Wednesday, April 8, 2009

"i'm at war with the obvious"


i keep looking at the pictures & trying to figure a way to claim him as a southerner. i mean, he is. he was born & raised in the south. what i mean is trying to figure out what makes an artist a "southern" artist. what makes eggleston's vision first & foremost, a southern vision, a specifically "southern" way of viewing the world.

w/flannery, it's easy. it's what she wrote about. by that, i mean, what she totally focused on. i think only one of her short stories takes place OUT of the south. all of her novels are sunk so deeply in their southern settings, they can't be pulled out of that context w/o killing them. this somehow doesn't diminish their universality. it's as if the southern landscape from which she harvests her stories really was the dirt of all humanity.

i suspect the same holds for eggleston.


what strikes me as specifically original about photography as an art is that it literally delivers the artist's vision. there's a little hokey-pokey w/a few technical issues but what you see in a photo is pretty much what the eye of the photographer saw at the moment of cognition. this is a far cry from picasso claiming that he paints "objects as i think them, not as i see them."

in michael almereyda's terrific documentary on eggleston, "in the real world," the off-screen interlocutor keeps pushing eggleston to articulate an aesthetic, to make him put words to basically a reflexive action. the profoundly "laconic" eggleston is pretty much at a loss for words here. in fact, it's as if he doesn't understand the question. if, w/each breath, there was creation, how would/could anyone describe that?

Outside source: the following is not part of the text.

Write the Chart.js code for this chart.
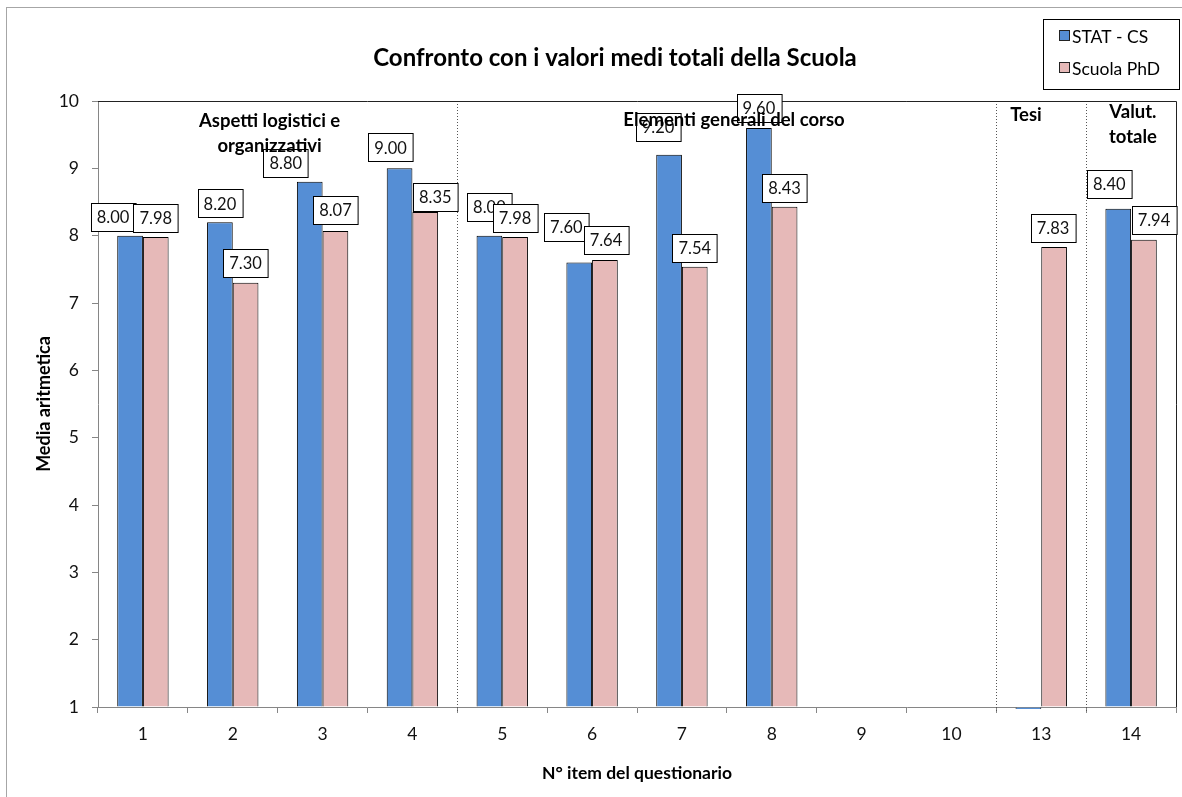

flannery made it her life's work to fight nihilism. it's in her letters. she fought tooth & nail against it. nihilism would be "an extreme form of skepticism: the denial of all real existence or the possibility of an objective basis for truth." i think what we see eggleston, in the film, unable to conceive of is precisely the position of skepticism. how could anyone who records the everyday as eggleston does &, by doing, REFUSE to deny it, be a skeptic? the obvious, the everyday, can be seen & felt & heard. we may well have to decide on how we all see & feel & hear it but we ignore it at our own individual peril.

there's a scene in faulkner's "absalom, absalom" where someone(quentin?)watches sutpen wrestling his black slaves in the mud to the death for no reason other than sport. the setting & consequences are horrific & mundane, violent & formal. imagining that tells you all you need to know about a southern aesthetic that i feel in flannery & see in eggleston.